Quels risques d'un nouveau type courons-nous en Europe ? Ce sont largement les mêmes que ceux que j'ai décrits tout à l'heure : le risque macroéconomique et le risque d'une inflation trop faible. Il faut y ajouter le risque politique induit par la mauvaise performance de la zone euro et le fait que la monnaie commune ne suscite l'adhésion que dans la mesure où elle produit de la prospérité. Nos faibles performances économiques actuelles sont donc en elles-mêmes un risque.
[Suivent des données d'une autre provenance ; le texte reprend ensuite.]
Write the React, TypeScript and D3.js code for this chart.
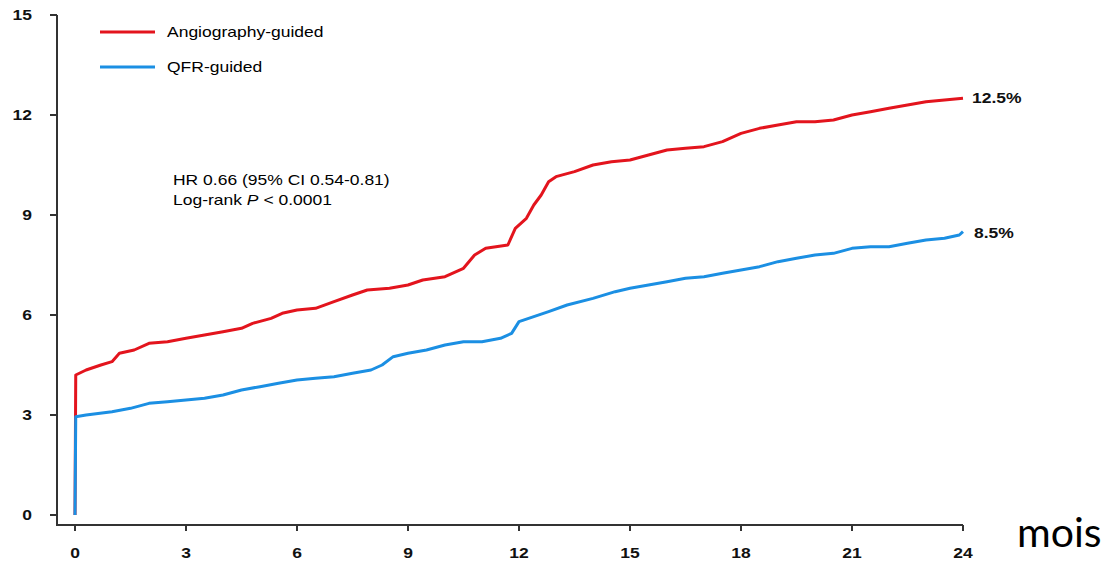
import React from "react";
import * as d3 from "d3";

// cumulative incidence (%), months 0-24
const angioMonths = [0, 0.02, 0.3, 0.7, 1.0, 1.2, 1.6, 2.0, 2.5, 3.0, 3.5, 4.0, 4.5, 4.8, 5.3, 5.6, 6.0, 6.5, 7.0, 7.5, 7.9, 8.5, 9.0, 9.4, 10.0, 10.5, 10.8, 11.1, 11.7, 11.9, 12.2, 12.4, 12.6, 12.8, 13.0, 13.5, 14.0, 14.5, 15.0, 15.5, 16.0, 16.5, 17.0, 17.5, 18.0, 18.5, 19.0, 19.5, 20.0, 20.5, 21.0, 21.5, 22.0, 22.5, 23.0, 23.5, 24.0];
const angioRisk = [0, 4.2, 4.35, 4.5, 4.6, 4.85, 4.95, 5.15, 5.2, 5.3, 5.4, 5.5, 5.6, 5.75, 5.9, 6.05, 6.15, 6.2, 6.4, 6.6, 6.75, 6.8, 6.9, 7.05, 7.15, 7.4, 7.8, 8.0, 8.1, 8.6, 8.9, 9.3, 9.6, 10.0, 10.15, 10.3, 10.5, 10.6, 10.65, 10.8, 10.95, 11.0, 11.05, 11.2, 11.45, 11.6, 11.7, 11.8, 11.8, 11.85, 12.0, 12.1, 12.2, 12.3, 12.4, 12.45, 12.5];

const qfrMonths = [0, 0.02, 0.3, 1.0, 1.5, 2.0, 2.5, 3.0, 3.5, 4.0, 4.5, 5.0, 5.5, 6.0, 6.5, 7.0, 7.5, 8.0, 8.3, 8.6, 9.0, 9.5, 10.0, 10.5, 11.0, 11.5, 11.8, 12.0, 12.4, 12.8, 13.3, 14.0, 14.6, 15.0, 15.5, 16.0, 16.5, 17.0, 17.5, 18.0, 18.5, 19.0, 19.5, 20.0, 20.5, 21.0, 21.5, 22.0, 22.5, 23.0, 23.5, 23.9, 24.0];
const qfrRisk = [0, 2.95, 3.0, 3.1, 3.2, 3.35, 3.4, 3.45, 3.5, 3.6, 3.75, 3.85, 3.95, 4.05, 4.1, 4.15, 4.25, 4.35, 4.5, 4.75, 4.85, 4.95, 5.1, 5.2, 5.2, 5.3, 5.45, 5.8, 5.95, 6.1, 6.3, 6.5, 6.7, 6.8, 6.9, 7.0, 7.1, 7.15, 7.25, 7.35, 7.45, 7.6, 7.7, 7.8, 7.85, 8.0, 8.05, 8.05, 8.15, 8.25, 8.3, 8.4, 8.5];

const xTicks = [0, 3, 6, 9, 12, 15, 18, 21, 24];
const yTicks = [0, 3, 6, 9, 12, 15];
const seriesNames = ["Angiography-guided", "QFR-guided"];
const endLabels = ["12.5%", "8.5%"];
const colors = ["#e3141d", "#1b8fe3"];

const font = "'Liberation Sans', Arial, sans-serif";
const sx = 1.25; // the source picture is stretched horizontally

export default function App() {
  const x = d3.scaleLinear().domain([0, 24]).range([75, 963]);
  const y = d3.scaleLinear().domain([0, 15]).range([515, 15]);
  const axisX = 57;
  const axisY = 525;

  const line = d3
    .line<[number, number]>()
    .x((d) => x(d[0]))
    .y((d) => y(d[1]));

  const angio = angioMonths.map((m, i) => [m, angioRisk[i]] as [number, number]);
  const qfr = qfrMonths.map((m, i) => [m, qfrRisk[i]] as [number, number]);

  const stretched = (tx: number, ty: number) => `translate(${tx},${ty}) scale(${sx},1)`;

  return (
    <svg
      width={1111}
      height={565}
      style={{ display: "block", position: "fixed", left: 0, top: 0, background: "#fff" }}
    >
      {/* axes frame */}
      <path d={`M${axisX},${y(15)}V${axisY}H${x(24)}`} fill="none" stroke="#333" strokeWidth={2} />
      {yTicks.map((t) => (
        <g key={"y" + t}>
          <line x1={axisX - 7} x2={axisX} y1={y(t)} y2={y(t)} stroke="#333" strokeWidth={2} />
          <text
            transform={stretched(32, y(t) + 5)}
            textAnchor="end"
            fontFamily={font}
            fontWeight="bold"
            fontSize={14}
            fill="#111"
          >
            {t}
          </text>
        </g>
      ))}
      {xTicks.map((t) => (
        <g key={"x" + t}>
          <line x1={x(t)} x2={x(t)} y1={axisY} y2={axisY + 6} stroke="#333" strokeWidth={2} />
          <text
            transform={stretched(x(t), 558)}
            textAnchor="middle"
            fontFamily={font}
            fontWeight="bold"
            fontSize={14}
            fill="#111"
          >
            {t}
          </text>
        </g>
      ))}

      {/* curves */}
      <path d={line(angio) || ""} fill="none" stroke={colors[0]} strokeWidth={3} strokeLinejoin="round" />
      <path d={line(qfr) || ""} fill="none" stroke={colors[1]} strokeWidth={3} strokeLinejoin="round" />

      {/* legend */}
      {seriesNames.map((name, i) => (
        <g key={name}>
          <line x1={100} x2={155} y1={32 + i * 35} y2={32 + i * 35} stroke={colors[i]} strokeWidth={3} />
          <text transform={stretched(167, 37 + i * 35)} fontFamily={font} fontSize={14} fill="#000">
            {name}
          </text>
        </g>
      ))}

      {/* statistics */}
      <text transform={stretched(173, 185)} fontFamily={font} fontSize={14} fill="#000">
        HR 0.66 (95% CI 0.54-0.81)
      </text>
      <text transform={stretched(173, 205)} fontFamily={font} fontSize={14} fill="#000">
        Log-rank <tspan fontStyle="italic">P</tspan> {"<"} 0.0001
      </text>

      {/* end values */}
      <text
        transform={stretched(972, y(angioRisk[angioRisk.length - 1]) + 5)}
        fontFamily={font}
        fontWeight="bold"
        fontSize={14}
        fill="#111"
      >
        {endLabels[0]}
      </text>
      <text
        transform={stretched(974, y(qfrRisk[qfrRisk.length - 1]) + 6)}
        fontFamily={font}
        fontWeight="bold"
        fontSize={14}
        fill="#111"
      >
        {endLabels[1]}
      </text>

      <text x={1017} y={547} fontFamily="Lato, 'Noto Sans', sans-serif" fontSize={41} fill="#000">
        mois
      </text>
    </svg>
  );
}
Les réponses appartiennent pour partie aux gouvernements et à l'Union européenne. Il s'agit de conduire des politiques de croissance et d'aller au terme du projet d'Union bancaire. Soyons capables de nous doter d'instruments pour répondre à des chocs extérieurs qui pourraient être violents. La question de savoir ce que nous faisons à la prochaine récession m'inspire de grandes craintes. Si l'on exclut l'« helicopter money », la politique monétaire est presque au bout de ses possibilités. En ce qui concerne la politique budgétaire, nous ne disposons pas, aujourd'hui, d'instruments communs qui permettent d'affronter un choc externe violent. Ce sont là des éléments de fragilité qui demeurent, même si, répétons-le, la BCE agit de manière résolue. Si elle menait une action de caractère quasi budgétaire – par exemple une politique de relance sans capacité de le faire en matière budgétaire –, ce serait évidemment une révolution et cette possibilité suscite, au sein de la BCE et ailleurs, de vives discussions.